◆ Given instruction
From the listing below, count the lines where the string "this" occurs. Give the number, with no other words.

::: Material supplied

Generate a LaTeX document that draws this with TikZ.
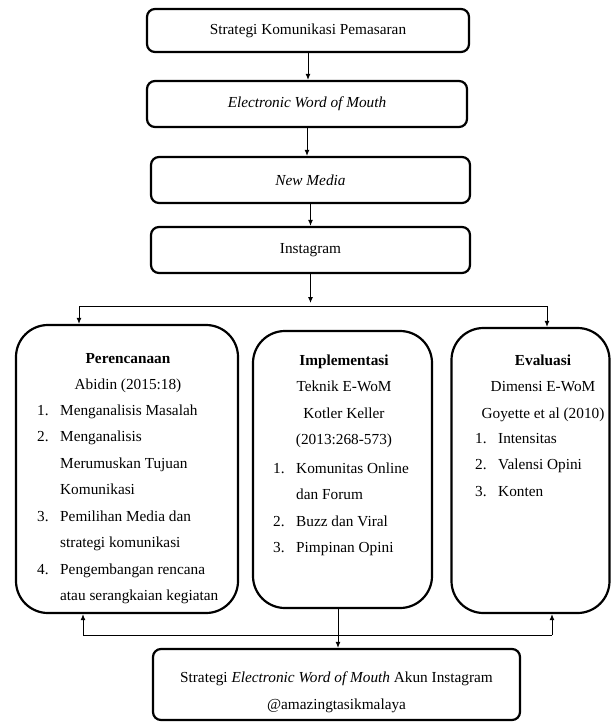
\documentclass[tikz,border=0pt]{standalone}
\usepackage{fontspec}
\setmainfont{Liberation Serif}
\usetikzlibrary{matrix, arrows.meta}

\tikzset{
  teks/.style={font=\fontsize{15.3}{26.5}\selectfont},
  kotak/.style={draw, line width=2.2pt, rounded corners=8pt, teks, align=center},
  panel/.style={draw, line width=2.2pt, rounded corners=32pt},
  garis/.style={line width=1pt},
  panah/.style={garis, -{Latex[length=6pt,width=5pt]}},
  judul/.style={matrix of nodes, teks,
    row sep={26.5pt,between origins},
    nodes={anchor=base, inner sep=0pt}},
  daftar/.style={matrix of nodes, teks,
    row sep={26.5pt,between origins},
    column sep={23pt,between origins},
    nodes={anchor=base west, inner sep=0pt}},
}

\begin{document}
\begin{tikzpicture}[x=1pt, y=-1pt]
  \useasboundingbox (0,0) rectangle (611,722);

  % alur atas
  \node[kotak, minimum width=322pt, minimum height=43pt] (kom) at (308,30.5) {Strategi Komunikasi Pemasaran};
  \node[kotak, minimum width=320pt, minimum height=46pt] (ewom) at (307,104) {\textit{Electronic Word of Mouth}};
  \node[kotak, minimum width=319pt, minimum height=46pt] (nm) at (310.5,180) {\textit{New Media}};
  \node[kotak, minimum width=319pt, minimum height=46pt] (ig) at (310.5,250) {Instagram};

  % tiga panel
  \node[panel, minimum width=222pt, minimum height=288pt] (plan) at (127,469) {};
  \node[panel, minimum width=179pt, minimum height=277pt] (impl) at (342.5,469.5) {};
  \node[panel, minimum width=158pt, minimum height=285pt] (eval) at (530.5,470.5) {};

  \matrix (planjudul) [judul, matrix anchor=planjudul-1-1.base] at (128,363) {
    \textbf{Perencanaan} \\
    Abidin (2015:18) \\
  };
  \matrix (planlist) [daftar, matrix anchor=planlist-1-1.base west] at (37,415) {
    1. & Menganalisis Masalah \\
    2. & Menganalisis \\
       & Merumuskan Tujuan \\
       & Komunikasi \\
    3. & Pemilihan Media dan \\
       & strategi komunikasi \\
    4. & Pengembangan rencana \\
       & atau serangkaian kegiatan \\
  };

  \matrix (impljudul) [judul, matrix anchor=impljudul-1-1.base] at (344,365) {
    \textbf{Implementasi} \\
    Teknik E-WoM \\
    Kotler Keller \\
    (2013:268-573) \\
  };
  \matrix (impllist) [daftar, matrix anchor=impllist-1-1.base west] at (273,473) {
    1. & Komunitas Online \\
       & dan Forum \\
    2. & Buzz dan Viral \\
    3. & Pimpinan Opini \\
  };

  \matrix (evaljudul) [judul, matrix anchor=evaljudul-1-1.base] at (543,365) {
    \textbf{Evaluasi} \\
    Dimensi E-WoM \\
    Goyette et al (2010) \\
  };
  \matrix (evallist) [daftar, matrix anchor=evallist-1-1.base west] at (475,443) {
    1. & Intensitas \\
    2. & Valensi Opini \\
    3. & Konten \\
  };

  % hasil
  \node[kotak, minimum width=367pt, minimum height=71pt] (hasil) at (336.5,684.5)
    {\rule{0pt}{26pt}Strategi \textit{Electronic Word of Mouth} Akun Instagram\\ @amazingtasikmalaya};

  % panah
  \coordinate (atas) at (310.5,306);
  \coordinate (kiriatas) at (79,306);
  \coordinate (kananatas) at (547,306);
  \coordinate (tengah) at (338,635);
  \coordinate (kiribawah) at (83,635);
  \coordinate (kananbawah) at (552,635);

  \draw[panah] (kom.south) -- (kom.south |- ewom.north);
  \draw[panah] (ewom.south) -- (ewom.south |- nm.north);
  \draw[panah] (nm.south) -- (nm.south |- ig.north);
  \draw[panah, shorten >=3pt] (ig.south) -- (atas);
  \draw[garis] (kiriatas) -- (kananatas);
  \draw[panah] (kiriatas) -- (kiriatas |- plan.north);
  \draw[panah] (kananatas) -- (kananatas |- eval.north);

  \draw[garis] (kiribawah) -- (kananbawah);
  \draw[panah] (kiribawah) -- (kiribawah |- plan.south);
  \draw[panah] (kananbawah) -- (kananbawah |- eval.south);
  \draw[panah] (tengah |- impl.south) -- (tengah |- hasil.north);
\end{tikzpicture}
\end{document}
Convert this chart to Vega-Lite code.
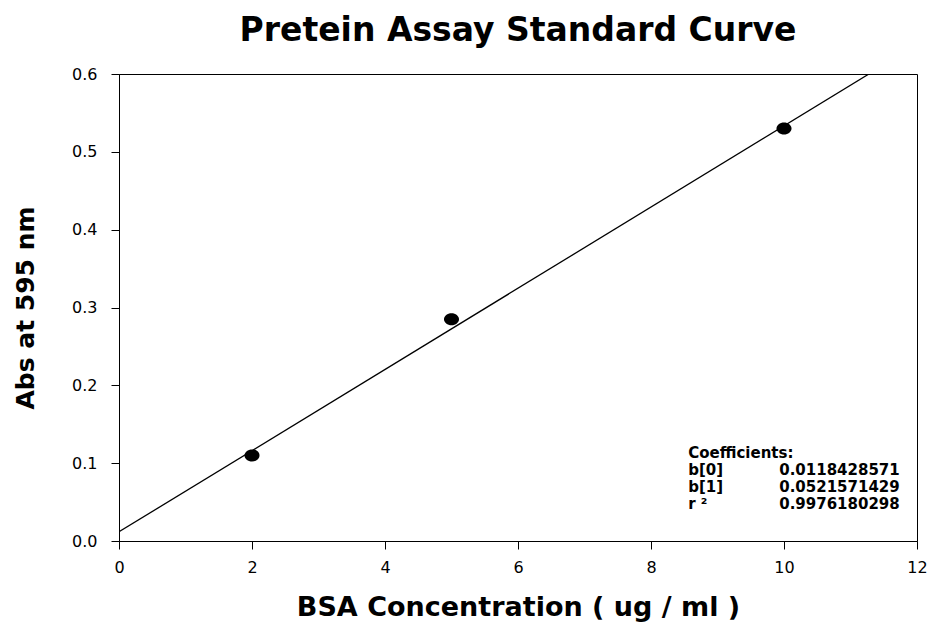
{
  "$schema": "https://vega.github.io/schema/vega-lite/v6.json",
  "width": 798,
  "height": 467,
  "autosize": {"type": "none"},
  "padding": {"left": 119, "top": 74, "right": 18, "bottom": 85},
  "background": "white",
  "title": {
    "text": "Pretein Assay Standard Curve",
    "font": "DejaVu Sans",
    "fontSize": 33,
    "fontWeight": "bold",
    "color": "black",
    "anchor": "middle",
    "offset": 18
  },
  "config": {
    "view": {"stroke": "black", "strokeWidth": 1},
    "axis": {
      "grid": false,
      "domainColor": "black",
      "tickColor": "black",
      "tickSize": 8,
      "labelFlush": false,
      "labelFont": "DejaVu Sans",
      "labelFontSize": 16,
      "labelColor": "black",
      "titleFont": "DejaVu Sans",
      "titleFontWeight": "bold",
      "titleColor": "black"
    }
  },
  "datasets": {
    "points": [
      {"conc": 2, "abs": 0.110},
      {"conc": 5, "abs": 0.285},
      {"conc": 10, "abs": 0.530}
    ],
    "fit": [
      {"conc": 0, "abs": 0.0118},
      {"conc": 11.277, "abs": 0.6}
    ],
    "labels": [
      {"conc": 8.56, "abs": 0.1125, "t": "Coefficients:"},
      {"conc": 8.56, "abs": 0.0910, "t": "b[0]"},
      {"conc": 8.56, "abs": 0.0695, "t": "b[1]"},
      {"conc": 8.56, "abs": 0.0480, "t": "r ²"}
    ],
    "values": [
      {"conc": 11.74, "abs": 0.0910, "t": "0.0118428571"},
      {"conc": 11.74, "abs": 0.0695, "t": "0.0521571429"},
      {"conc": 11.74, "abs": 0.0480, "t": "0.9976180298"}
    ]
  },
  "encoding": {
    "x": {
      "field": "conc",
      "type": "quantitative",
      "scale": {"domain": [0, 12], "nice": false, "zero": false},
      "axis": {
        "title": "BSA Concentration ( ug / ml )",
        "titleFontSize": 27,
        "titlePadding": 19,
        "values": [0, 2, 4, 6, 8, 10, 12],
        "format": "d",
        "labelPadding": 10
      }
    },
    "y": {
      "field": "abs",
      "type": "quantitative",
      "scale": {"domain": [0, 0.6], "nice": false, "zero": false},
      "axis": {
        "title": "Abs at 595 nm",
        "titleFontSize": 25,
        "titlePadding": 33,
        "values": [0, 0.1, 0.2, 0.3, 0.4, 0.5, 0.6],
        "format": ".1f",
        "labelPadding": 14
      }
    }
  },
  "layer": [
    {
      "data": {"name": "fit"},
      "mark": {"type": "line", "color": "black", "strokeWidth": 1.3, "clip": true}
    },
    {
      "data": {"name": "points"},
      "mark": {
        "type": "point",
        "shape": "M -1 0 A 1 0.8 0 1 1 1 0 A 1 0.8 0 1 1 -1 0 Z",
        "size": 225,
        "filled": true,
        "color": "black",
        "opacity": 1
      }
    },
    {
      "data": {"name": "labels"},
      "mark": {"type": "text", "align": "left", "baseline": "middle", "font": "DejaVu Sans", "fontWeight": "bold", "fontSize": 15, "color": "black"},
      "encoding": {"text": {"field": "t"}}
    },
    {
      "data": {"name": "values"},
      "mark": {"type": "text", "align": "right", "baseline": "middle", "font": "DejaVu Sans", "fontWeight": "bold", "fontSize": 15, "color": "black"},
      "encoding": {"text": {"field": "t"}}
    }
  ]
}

::::::
::: Material supplied

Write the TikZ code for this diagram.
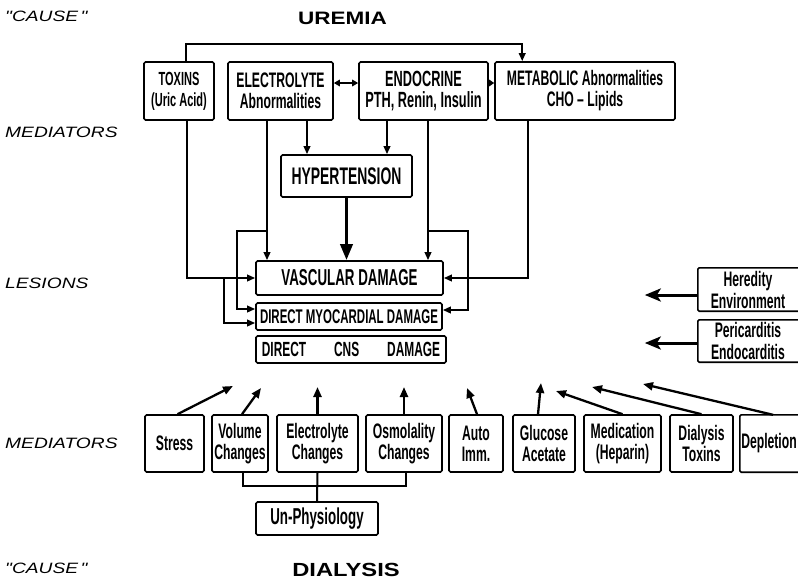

::::::

◆ Response below
3